Many dimensionality reduction algorithms exist today, broadly falling under
either Matrix Factorization methods, such as Principal Component Analysis, Autoencoder or Word2Vec, or methods, that make use of Neighbor Graphs, like Laplacian Eigenmaps or t-Distributed Stochastic Neighbor Embedding (tSNE). The difference between both types comes down to the preservation of overall structure of the data. Former algorithms preserve the pairwise distance between datapoints, while the latter preserve either the local or global structure. tSNE has been the state-of-the-art algorithm for almost a decade now, prioritizing local, over global structure, only recently being supplanted by UMAP, that claims to preserve complete local structure and most of the global structure.
UMAP, an acronym for Uniform Manifold Approximation and Projection, is a recent unsupervised ML technique, that has rapidly increased in popularity and usage and is now considered state-of-the-art, owing to the massive speed improvements and scalability it delivers over tSNE and other algorithms. Moreover, the original paper (referenced below) also lays out a nice mathematical foundation for the Neighbor Graphs approach, that is helpful for further research and applications. For example, HDBSCAN is a clustering algorithm, that has seen better results, when applied to outputs from UMAP.
If one reads the original paper, one shall find that it does not shy away from getting into the mathematical details. This is a good thing, because, as mentioned earlier, it has provided a framework for Neighbor Graph algorithms. So, let us delve into a little descriptive math, that shapes this algorithm. However, for most of us, it can get rather arcane. So, let us distil down the algorithm and talk about the high-level components, that shape it.
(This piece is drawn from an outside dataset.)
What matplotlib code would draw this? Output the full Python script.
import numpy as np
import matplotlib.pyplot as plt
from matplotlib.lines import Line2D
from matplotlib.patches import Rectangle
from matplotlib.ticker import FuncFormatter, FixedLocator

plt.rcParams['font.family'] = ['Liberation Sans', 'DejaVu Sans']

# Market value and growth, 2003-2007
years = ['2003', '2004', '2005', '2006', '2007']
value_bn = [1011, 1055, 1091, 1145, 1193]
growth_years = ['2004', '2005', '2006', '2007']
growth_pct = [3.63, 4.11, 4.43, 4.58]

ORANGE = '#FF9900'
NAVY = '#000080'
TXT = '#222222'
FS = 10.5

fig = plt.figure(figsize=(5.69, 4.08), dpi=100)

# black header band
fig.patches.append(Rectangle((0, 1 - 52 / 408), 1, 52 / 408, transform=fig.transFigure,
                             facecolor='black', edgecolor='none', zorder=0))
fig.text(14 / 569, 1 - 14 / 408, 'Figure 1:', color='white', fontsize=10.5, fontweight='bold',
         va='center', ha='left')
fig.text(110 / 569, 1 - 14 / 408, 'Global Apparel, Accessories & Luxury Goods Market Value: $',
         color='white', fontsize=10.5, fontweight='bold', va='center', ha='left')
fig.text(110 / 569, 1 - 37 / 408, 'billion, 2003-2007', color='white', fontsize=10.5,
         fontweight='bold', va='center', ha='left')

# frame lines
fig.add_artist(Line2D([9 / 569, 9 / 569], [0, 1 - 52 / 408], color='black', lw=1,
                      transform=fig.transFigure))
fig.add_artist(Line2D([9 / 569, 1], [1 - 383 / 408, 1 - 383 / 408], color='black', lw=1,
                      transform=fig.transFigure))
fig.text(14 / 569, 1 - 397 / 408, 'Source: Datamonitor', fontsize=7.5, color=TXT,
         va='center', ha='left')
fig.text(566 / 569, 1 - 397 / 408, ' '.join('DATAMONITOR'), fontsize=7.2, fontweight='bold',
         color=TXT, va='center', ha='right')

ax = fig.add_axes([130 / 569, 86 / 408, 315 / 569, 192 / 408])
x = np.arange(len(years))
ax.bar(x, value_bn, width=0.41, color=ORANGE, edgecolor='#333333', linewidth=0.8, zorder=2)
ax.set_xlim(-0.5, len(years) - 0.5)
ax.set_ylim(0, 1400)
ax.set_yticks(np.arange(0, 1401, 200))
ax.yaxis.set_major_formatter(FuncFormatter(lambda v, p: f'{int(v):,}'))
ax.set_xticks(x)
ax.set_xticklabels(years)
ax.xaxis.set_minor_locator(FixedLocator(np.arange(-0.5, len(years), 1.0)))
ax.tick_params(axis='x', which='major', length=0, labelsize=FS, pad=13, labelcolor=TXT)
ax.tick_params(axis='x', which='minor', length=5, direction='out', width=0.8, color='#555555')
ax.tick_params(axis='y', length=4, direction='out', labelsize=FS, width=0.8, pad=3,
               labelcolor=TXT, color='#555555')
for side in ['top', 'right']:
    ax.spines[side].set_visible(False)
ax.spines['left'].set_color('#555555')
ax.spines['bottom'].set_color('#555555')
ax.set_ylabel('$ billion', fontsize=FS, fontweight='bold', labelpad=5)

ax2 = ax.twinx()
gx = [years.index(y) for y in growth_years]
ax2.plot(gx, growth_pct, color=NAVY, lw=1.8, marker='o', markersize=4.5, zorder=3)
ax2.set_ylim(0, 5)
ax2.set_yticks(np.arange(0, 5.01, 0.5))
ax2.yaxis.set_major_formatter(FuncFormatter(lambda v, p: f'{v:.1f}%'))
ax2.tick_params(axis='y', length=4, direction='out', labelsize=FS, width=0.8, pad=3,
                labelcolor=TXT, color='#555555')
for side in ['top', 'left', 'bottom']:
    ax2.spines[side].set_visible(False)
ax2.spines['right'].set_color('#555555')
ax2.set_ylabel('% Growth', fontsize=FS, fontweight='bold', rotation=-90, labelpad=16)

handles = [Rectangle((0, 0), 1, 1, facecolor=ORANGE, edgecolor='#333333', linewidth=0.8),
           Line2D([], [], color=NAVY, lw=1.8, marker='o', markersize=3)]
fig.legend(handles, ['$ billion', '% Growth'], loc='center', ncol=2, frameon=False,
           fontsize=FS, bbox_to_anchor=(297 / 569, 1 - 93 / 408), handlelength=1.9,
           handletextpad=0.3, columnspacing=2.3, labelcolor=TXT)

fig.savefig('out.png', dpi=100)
So here, I offer you a choice:
Broadly speaking, the algorithm can be understood as a 3-step process:
Now, let us take some real-world datasets and apply UMAP to better understand the hyperparameters of this algorithm.
Broadly speaking, UMAP assumes an underlying manifold structure to the data and uses local manifold approximations to obtain fuzzy simplicial sets, that are patched together to construct a topological representation of the high-dimensional data. This is essentially a Force-Directed graph. A similar process can be used to construct a low-dimensional representation and then UMAP minimizes the Binary Cross Entropy between these representations to obtain a stable low-dimensional representation.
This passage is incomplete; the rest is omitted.